DENVER — Veritone recently announced the results of its second annual nationwide Transparency and Trust Report, which focuses on the relationship between law enforcement agencies and the communities they serve. The report includes nearly 3,000 responses.

“Looking back on media headlines, 2020 and 2021 were a time of uncertainty and division across the country, particularly between civilians and law enforcement, with mass protests and calls to reform, defund, or even abolish the police force,” said Jon Gacek, general manager of aiWARE Enterprise, Veritone. “With comparisons from last year’s findings, we have an opportunity to measure just how far the needle has moved one way or the other. Most importantly, it can inform us as to what can be done to unite us.”

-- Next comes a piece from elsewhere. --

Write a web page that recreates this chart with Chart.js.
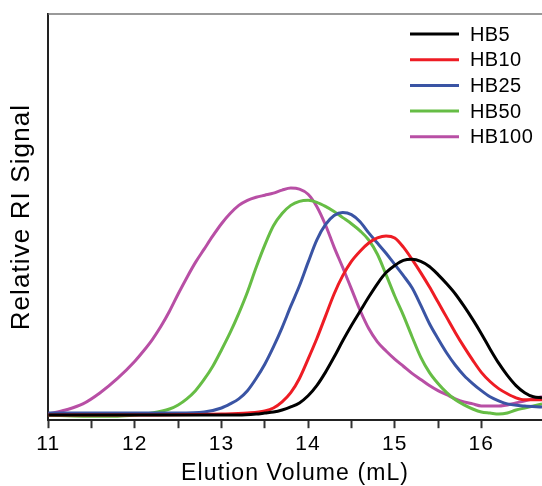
<!DOCTYPE html>
<html>
<head>
<meta charset="utf-8">
<script src="https://cdn.jsdelivr.net/npm/chart.js@4/dist/chart.umd.min.js"></script>
<style>
  html, body { margin: 0; padding: 0; background: #fff; overflow: hidden; }
  #wrap { width: 542px; height: 486px; }
</style>
</head>
<body>
<div id="wrap"><canvas id="c" width="542" height="486"></canvas></div>
<script>
// Series labels
const seriesLabels = ['HB5', 'HB10', 'HB25', 'HB50', 'HB100'];
const seriesColors = ['#000000', '#ee1c24', '#3a54a4', '#66bd45', '#b84fa5'];

// Elution volume (mL) and relative RI signal (arbitrary units) per series
const hb5Vol = [11.0, 11.5, 12.0, 12.5, 13.0, 13.2, 13.4, 13.5, 13.6, 13.7, 13.8, 13.9, 14.0, 14.1, 14.2, 14.3, 14.4, 14.5, 14.6, 14.7, 14.8, 14.9, 15.0, 15.1, 15.2, 15.3, 15.4, 15.5, 15.6, 15.7, 15.8, 15.9, 16.0, 16.1, 16.2, 16.3, 16.4, 16.5, 16.6, 16.7];
const hb5Sig = [5, 5, 5, 5, 5, 5, 6, 7, 8, 10, 13, 17, 24, 34, 47, 62, 78, 93, 107, 121, 134, 145, 152, 157, 158, 156, 151, 143, 134, 124, 112, 99, 85, 70, 56, 44, 34, 27, 23, 22];

const hb10Vol = [11.0, 12.0, 13.0, 13.3, 13.5, 13.6, 13.7, 13.8, 13.9, 14.0, 14.1, 14.2, 14.3, 14.4, 14.5, 14.6, 14.7, 14.8, 14.9, 15.0, 15.1, 15.2, 15.3, 15.4, 15.5, 15.6, 15.7, 15.8, 15.9, 16.0, 16.1, 16.2, 16.3, 16.4, 16.5, 16.7];
const hb10Sig = [5, 5, 6, 7, 9, 12, 18, 27, 41, 60, 80, 102, 124, 142, 156, 166, 174, 179, 181, 179, 170, 158, 145, 131, 116, 101, 86, 72, 59, 47, 38, 31, 26, 22, 20, 20];

const hb25Vol = [11.0, 12.0, 12.5, 12.8, 13.0, 13.1, 13.2, 13.3, 13.4, 13.5, 13.6, 13.7, 13.8, 13.9, 14.0, 14.1, 14.2, 14.3, 14.4, 14.5, 14.6, 14.7, 14.8, 14.9, 15.0, 15.1, 15.2, 15.3, 15.4, 15.5, 15.6, 15.7, 15.8, 15.9, 16.0, 16.1, 16.2, 16.3, 16.5, 16.7];
const hb25Sig = [7, 7, 7, 8, 12, 16, 21, 29, 41, 55, 72, 91, 112, 132, 155, 177, 192, 201, 204, 202, 195, 184, 174, 164, 153, 142, 130, 113, 95, 80, 66, 54, 44, 36, 29, 23, 19, 16, 14, 13];

const hb50Vol = [11.0, 11.4, 11.8, 12.0, 12.2, 12.4, 12.5, 12.6, 12.7, 12.8, 12.9, 13.0, 13.1, 13.2, 13.3, 13.4, 13.5, 13.6, 13.7, 13.8, 13.9, 14.0, 14.1, 14.2, 14.3, 14.4, 14.5, 14.6, 14.7, 14.8, 14.9, 15.0, 15.1, 15.2, 15.3, 15.4, 15.5, 15.6, 15.7, 15.8, 15.9, 16.0, 16.1, 16.2, 16.3, 16.4, 16.5, 16.7];
const hb50Sig = [5, 4, 4, 5, 7, 11, 15, 21, 29, 40, 53, 69, 86, 105, 126, 150, 172, 191, 203, 211, 215, 216, 214, 210, 205, 199, 193, 186, 177, 163, 143, 122, 103, 82, 62, 47, 36, 27, 20, 15, 11, 8, 7, 6, 7, 10, 12, 16];

const hb100Vol = [11.0, 11.2, 11.4, 11.6, 11.8, 12.0, 12.1, 12.2, 12.3, 12.4, 12.5, 12.6, 12.7, 12.8, 12.9, 13.0, 13.1, 13.2, 13.3, 13.4, 13.5, 13.6, 13.7, 13.8, 13.9, 14.0, 14.1, 14.2, 14.3, 14.4, 14.5, 14.6, 14.7, 14.8, 14.9, 15.0, 15.1, 15.2, 15.3, 15.4, 15.5, 15.6, 15.7, 15.8, 15.9, 16.0, 16.2, 16.4, 16.7];
const hb100Sig = [6, 10, 16, 27, 41, 58, 68, 79, 92, 107, 124, 140, 155, 168, 181, 193, 203, 211, 216, 219, 221, 223, 226, 228, 227, 222, 210, 192, 170, 150, 129, 108, 90, 77, 68, 60, 53, 46, 40, 34, 29, 25, 21, 18, 16, 14, 14, 17, 23];

// Axis range and tick labels
const xMin = 11, xMax = 16.7, xStep = 0.5;
const yMin = 0, yMax = 399;
const xTitle = 'Elution Volume (mL)';
const yTitle = 'Relative RI Signal';

const vols = [hb5Vol, hb10Vol, hb25Vol, hb50Vol, hb100Vol];
const sigs = [hb5Sig, hb10Sig, hb25Sig, hb50Sig, hb100Sig];

const datasets = seriesLabels.map((lab, i) => ({
  label: lab,
  data: vols[i].map((v, j) => ({ x: v, y: sigs[i][j] })),
  borderColor: seriesColors[i],
  backgroundColor: seriesColors[i],
  borderWidth: 3,
  pointRadius: 0,
  fill: false,
  cubicInterpolationMode: 'monotone'
}));

const FONT = '"Liberation Sans", Arial, sans-serif';

const spacingPlugin = {
  id: 'spacing',
  beforeDraw(chart) { try { chart.ctx.letterSpacing = '1.1px'; } catch (e) {} },
  beforeDatasetsDraw(chart) { try { chart.ctx.letterSpacing = '0px'; } catch (e) {} }
};

const framePlugin = {
  id: 'frame',
  afterDraw(chart) {
    const { ctx, chartArea } = chart;
    ctx.save();
    ctx.strokeStyle = '#777';
    ctx.lineWidth = 1.5;
    ctx.beginPath();
    ctx.moveTo(chartArea.left, chartArea.top);
    ctx.lineTo(chartArea.right, chartArea.top);
    ctx.stroke();
    ctx.restore();
  }
};

const legendPlugin = {
  id: 'customLegend',
  afterDraw(chart) {
    const { ctx } = chart;
    ctx.save();
    try { ctx.letterSpacing = '0.4px'; } catch (e) {}
    ctx.font = '20px ' + FONT;
    ctx.textBaseline = 'middle';
    ctx.textAlign = 'left';
    chart.data.datasets.forEach((ds, i) => {
      const y = 34 + i * 25.7;
      ctx.strokeStyle = ds.borderColor;
      ctx.lineWidth = 3;
      ctx.beginPath();
      ctx.moveTo(410, y);
      ctx.lineTo(459, y);
      ctx.stroke();
      ctx.fillStyle = '#000';
      ctx.fillText(ds.label, 470, y + 1);
    });
    ctx.restore();
  }
};

new Chart(document.getElementById('c'), {
  type: 'line',
  data: { datasets },
  plugins: [spacingPlugin, framePlugin, legendPlugin],
  options: {
    responsive: false,
    animation: false,
    devicePixelRatio: 1,
    layout: { padding: { top: 14, left: 0, right: 0, bottom: 0 } },
    plugins: { legend: { display: false }, tooltip: { enabled: false } },
    scales: {
      x: {
        type: 'linear',
        min: xMin,
        max: xMax,
        afterBuildTicks(axis) {
          axis.ticks = axis.ticks.filter(t => Math.abs(t.value / xStep - Math.round(t.value / xStep)) < 1e-6);
        },
        ticks: {
          stepSize: xStep,
          autoSkip: false,
          maxRotation: 0,
          padding: 3,
          color: '#000',
          font: { family: FONT, size: 21 },
          callback: v => Math.abs(v - Math.round(v)) < 1e-6 ? String(Math.round(v)) : ''
        },
        grid: {
          display: true,
          drawOnChartArea: false,
          drawTicks: true,
          tickLength: 8,
          tickWidth: 2,
          tickColor: '#333'
        },
        border: { display: true, color: '#222', width: 2 },
        title: {
          display: true,
          text: xTitle,
          color: '#000',
          font: { family: FONT, size: 23 },
          padding: { top: 0, bottom: -1 }
        }
      },
      y: {
        type: 'linear',
        min: yMin,
        max: yMax,
        ticks: { display: false },
        grid: { display: false, drawTicks: false },
        border: { display: true, color: '#222', width: 2 },
        title: {
          display: true,
          text: yTitle,
          color: '#000',
          font: { family: FONT, size: 26 },
          padding: { top: 6, bottom: 11 }
        }
      }
    }
  }
});
</script>
</body>
</html>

Important takeaways from the report include:

  • Law enforcement should remain focused on deterring violent crime: 84% of respondents want cops to focus on responding to violent crimes.
  • The majority support LEOs and think policing has become harder: 70% think being a cop in the U.S. has become harder over the last five years. In addition, 62% think policing has become politically polarized, and 61% think it’s possible to support law enforcement and be against racism.
  • New technology can improve trust and transparency: This year’s results determined that the less understanding people have about law enforcement technology, the less likely they are to trust the technology or the police to use it the proper way. Those familiar with such technology are 81% more likely to have trust in it.
  • Communities need additional education when it comes to policing: 25% don’t have or don’t want to say their opinion on questions about policing and technologies for LEOs. This could potentially mean the public needs more information.